Skip the pictures. Set down, word for word, the lines from the start of the material up to and including the line with "var yTicks = [0, 0.3, 0.6, 0.9, 1.2, 1.5];".
* start Given material *
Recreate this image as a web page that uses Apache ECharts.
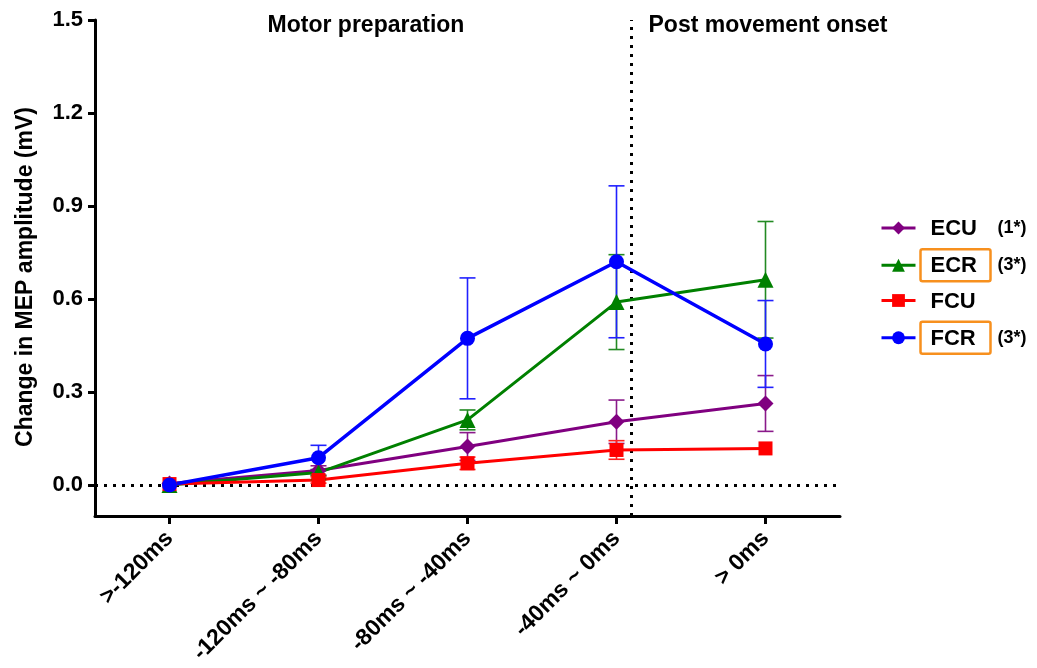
<!DOCTYPE html>
<html>
<head>
<meta charset="utf-8">
<script src="https://cdn.jsdelivr.net/npm/echarts@6/dist/echarts.min.js"></script>
<style>
  html, body { margin: 0; padding: 0; background: #fff; }
  #chart { width: 1037px; height: 668px; }
</style>
</head>
<body>
<div id="chart"></div>
<script>
var categories = ['>-120ms', '-120ms ~ -80ms', '-80ms ~ -40ms', '-40ms ~ 0ms', '> 0ms'];
var yTicks = [0, 0.3, 0.6, 0.9, 1.2, 1.5];

var ecu    = [0.005, 0.047, 0.124, 0.204, 0.263];
var ecuErr = [0, 0.015, 0.045, 0.07, 0.09];
var ecr    = [0.0, 0.04, 0.21, 0.59, 0.662];
var ecrErr = [0, 0.01, 0.032, 0.153, 0.188];
var fcu    = [0.003, 0.016, 0.07, 0.113, 0.118];
var fcuErr = [0, 0.01, 0.02, 0.03, 0];
var fcr    = [0.0, 0.088, 0.473, 0.72, 0.455];
var fcrErr = [0, 0.04, 0.195, 0.245, 0.14];

var seriesNames = ['ECU', 'ECR', 'FCU', 'FCR'];
var legendNotes = ['(1*)', '(3*)', '', '(3*)'];
var boxedNames = ['ECR', 'FCR'];
var phaseSplit = 3.1;   // onset line, in category units
var phaseLabels = ['Motor preparation', 'Post movement onset'];

var font = '"Liberation Sans", Arial, sans-serif';

var pairs = function (vals) {
    return vals.map(function (v, i) { return [i, v]; });
};

var lineSeries = function (name, vals, color, symbol, size, width) {
    return {
        name: name,
        type: 'line',
        data: pairs(vals),
        symbol: symbol,
        symbolSize: size,
        itemStyle: { color: color },
        lineStyle: { color: color, width: width },
        z: 5,
        animation: false
    };
};

var errSeries = function (vals, errs, color) {
    return {
        type: 'custom',
        data: vals.map(function (v, i) { return [i, v - errs[i], v + errs[i], errs[i]]; }),
        encode: { x: 0, y: [1, 2] },
        silent: true,
        z: 3,
        animation: false,
        renderItem: function (params, api) {
            if (api.value(3) <= 0) return null;
            var x = api.value(0);
            var lo = api.coord([x, api.value(1)]);
            var hi = api.coord([x, api.value(2)]);
            var hw = 8;
            var st = { stroke: color, lineWidth: 1.6 };
            return {
                type: 'group',
                children: [
                    { type: 'line', shape: { x1: lo[0], y1: lo[1], x2: hi[0], y2: hi[1] }, style: st },
                    { type: 'line', shape: { x1: lo[0] - hw, y1: lo[1], x2: lo[0] + hw, y2: lo[1] }, style: st },
                    { type: 'line', shape: { x1: hi[0] - hw, y1: hi[1], x2: hi[0] + hw, y2: hi[1] }, style: st }
                ]
            };
        }
    };
};

var myChart = echarts.init(document.getElementById('chart'));

var option = {
    backgroundColor: '#fff',
    animation: false,
    textStyle: { fontFamily: font },
    grid: { left: 95, top: 20, width: 745, height: 496, containLabel: false },
    xAxis: {
        type: 'value',
        min: -0.5,
        max: 4.5,
        splitLine: { show: false },
        axisLine: { onZero: false, lineStyle: { color: '#000', width: 3 } },
        axisTick: { customValues: [0, 1, 2, 3, 4], length: 8, lineStyle: { color: '#000', width: 3 } },
        axisLabel: {
            customValues: [0, 1, 2, 3, 4],
            formatter: function (v) { return categories[Math.round(v)]; },
            rotate: 45,
            margin: 19,
            color: '#000',
            fontSize: 23,
            fontWeight: 'bold',
            fontFamily: font
        }
    },
    yAxis: {
        type: 'value',
        min: -0.1,
        max: 1.5,
        name: 'Change in MEP amplitude (mV)',
        nameLocation: 'middle',
        nameGap: 58,
        nameTextStyle: { color: '#000', fontSize: 23, fontWeight: 'bold', fontFamily: font, padding: [0, 18, 0, 0] },
        splitLine: { show: false },
        axisLine: { onZero: false, lineStyle: { color: '#000', width: 3 } },
        axisTick: { customValues: yTicks, length: 7, lineStyle: { color: '#000', width: 3 } },
        axisLabel: {
            customValues: yTicks,
            formatter: function (v) { return v.toFixed(1); },
            margin: 12,
            color: '#000',
            fontSize: 22,
            fontWeight: 'bold',
            fontFamily: font
        }
    },
    legend: {
        data: seriesNames,
        orient: 'vertical',
        left: 875,
        top: 213,
        itemWidth: 34,
        itemHeight: 16,
        itemGap: 8,
        lineStyle: { width: 3 },
        formatter: function (name) {
            var i = seriesNames.indexOf(name);
            var key = boxedNames.indexOf(name) >= 0 ? 'box' : 'plain';
            var s = '{' + key + '|' + name + '}';
            if (legendNotes[i]) s += '{note|' + legendNotes[i] + '}';
            return s;
        },
        textStyle: {
            rich: {
                plain: { fontSize: 22, fontWeight: 'bold', color: '#000', width: 50, height: 26, padding: [4, 10, 2, 10], verticalAlign: 'middle', fontFamily: font },
                box: { fontSize: 22, fontWeight: 'bold', color: '#000', width: 50, height: 26, padding: [4, 10, 2, 10], verticalAlign: 'middle', borderColor: '#f7901e', borderWidth: 2.5, borderRadius: 2, fontFamily: font },
                note: { fontSize: 18, fontWeight: 'bold', color: '#000', padding: [0, 0, 0, 7], verticalAlign: 'middle', fontFamily: font }
            }
        }
    },
    graphic: [
        { type: 'text', x: 366, y: 26, style: { text: phaseLabels[0], fill: '#000', font: 'bold 23px ' + font, align: 'center', verticalAlign: 'middle' } },
        { type: 'text', x: 768, y: 26, style: { text: phaseLabels[1], fill: '#000', font: 'bold 23px ' + font, align: 'center', verticalAlign: 'middle' } }
    ],
    series: [
        {
            type: 'line',
            data: [],
            silent: true,
            markLine: {
                silent: true,
                symbol: 'none',
                label: { show: false },
                lineStyle: { color: '#000', width: 3, type: [3, 6] },
                data: [{ yAxis: 0 }, { xAxis: phaseSplit }]
            }
        },
        errSeries(ecu, ecuErr, '#8a1a8a'),
        errSeries(ecr, ecrErr, '#238a23'),
        errSeries(fcu, fcuErr, '#ff2020'),
        errSeries(fcr, fcrErr, '#2020ff'),
        lineSeries('ECU', ecu, '#800080', 'diamond', 16, 3),
        lineSeries('ECR', ecr, '#008000', 'triangle', 16, 3),
        lineSeries('FCU', fcu, '#ff0000', 'rect', 14, 3),
        lineSeries('FCR', fcr, '#0000ff', 'circle', 15, 3.5)
    ]
};
myChart.setOption(option);
</script>
</body>
</html>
* end Given material *
— Full solution —
Recreate this image as a web page that uses Apache ECharts.
<!DOCTYPE html>
<html>
<head>
<meta charset="utf-8">
<script src="https://cdn.jsdelivr.net/npm/echarts@6/dist/echarts.min.js"></script>
<style>
  html, body { margin: 0; padding: 0; background: #fff; }
  #chart { width: 1037px; height: 668px; }
</style>
</head>
<body>
<div id="chart"></div>
<script>
var categories = ['>-120ms', '-120ms ~ -80ms', '-80ms ~ -40ms', '-40ms ~ 0ms', '> 0ms'];
var yTicks = [0, 0.3, 0.6, 0.9, 1.2, 1.5];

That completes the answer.